E2 - Extending limits to operation or performance by mitigating extreme actions

A key cost reduction mechanism is the increase of the size of the power generating element of the ORE system, e.g. the turbine size or rated power of a wave device. As these parameters increase, stresses (actions) due to dynamic response can become prohibitive and so development of methods to mitigate and control system dynamics are required. To enable such increase of scale of key ORE design parameters improved understanding is required of the interaction of the environment with both the fundamental structural dynamics and control of the system.

Fundamental challenge is to enable modelling and prediction of peak (extreme) loads or actions accounting for environmental conditions interacting with the underlying system dynamics and control applied.

Designs in which load mitigation by continuous control of dynamic response becomes lower cost and / or larger scale than traditional design approaches.

Significant reduction of design safety factors.

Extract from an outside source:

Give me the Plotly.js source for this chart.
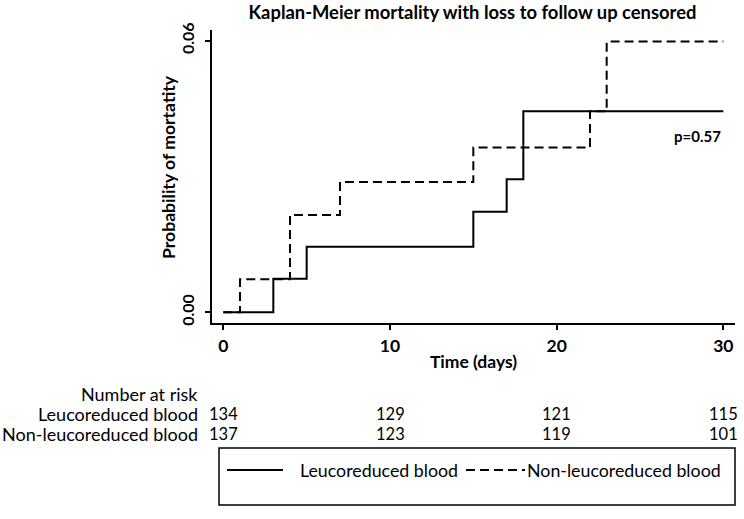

Establish and extend operational limits or performance by better identifying and mitigating extreme loads and aggregated actions vs. operation behaviour at system and component level. Including interaction between environment and system control parameters and to extend operational limits of devices extending turbine size limits and fatigue life, understanding localised environment conditions to inform aggregated effects (e.g. on fatigue); modelling/prediction of extreme environmental loads.

Increased reliability and reduced OPEX of existing designs

New designs with lower CAPEX per MW and / or increased performance

Currently active research

• Morphing-Blades: New-Concept Turbine Blades for Unsteady Load Mitigation
  Lead institution: University of Edinburgh
  

  Within the EPSRC-funded project Morphing Blades, new-concept blades are developed to mitigate the effect of unsteady loadings on wind turbines, and numerical models are developed to accurately predict unsteady loadings experienced by conventional turbines and turbines equipped with morphing blades. The project has demonstrated the potential of morphing blades to cancel or substantially mitigate unsteady load fluctuations without affecting the mean load and the power harvested. Morphing blades can both be used to cancel (/mitigate) high frequency load fluctuations such as those due to, for instance, turbulence, as well as to cap the maximum power at rated flow conditions and replace active pitch control. New numerical codes specifically designed to accurately predict unsteady loadings are developed, including design codes based on blade element momentum theory (BEMT), as well as research tools such as Reynolds-averaged Navier Stokes solvers and Large Eddie Simulations.

• Current EU and NREL projects on large wind turbines
• FLOTANT - Innovative, low cost, low weight and safe floating wind technology optimized for deep water wind sites:The main objective of FLOTANT project is to develop the conceptual and basic engineering, including performance tests of the mooring and anchoring systems and the dynamic cable to improve cost-efficiency, increased flexibility and robustness to a hybrid concrete-plastic floating structure implemented for DWWF.
• Autonomous Robotic Intervention System For Extreme Maritime Environments (ARISE) Stage 2: The Autonomous Robotic Intervention System For Extreme Maritime Environments will apply artificial intelligence to result in safer and more efficient operation, maintenance and inspection of offshore assets.
• Extreme Loading on Floating Offshore Wind Turbines (FOWTs) under Complex Environmental Conditions: This project aims to fill an important gap in the design, manufacturing and testing of emerging FOWT techniques by specifically characterising extreme loading on FOWTs under complex and harsh marine environments. These are typically represented by storm conditions consisting of strong wind, extreme waves, significant current, rising sea level and complex interplay between these elements, through a coordinated campaign of both advanced CFD modelling and physical wave tank tests. This has direct relevance to the current and planned activities in the UK to develop this new technology in offshore wind.
• SURFTEC - SUrvivability and Reliability of Floating Tidal Energy Converters: Identifying and understanding extreme and fatigue loads on tidal energy converters (TEC), understanding environmental extremes (other than main resource), and determining accessibility, serviceability criteria, fault intervals and associated device life cycles, are all important factors that can determine CAPEX and OPEX cost of devices and array deployments. This project will provide a holistic vision for design optimisation to ensure, reliability and survivability for floating TECs (FTECs). Computational modeling and real sea deployment measurements will provide a tool to inform the optimum operational strategy and maximise survivability and reliability for FTEC devices and arrays.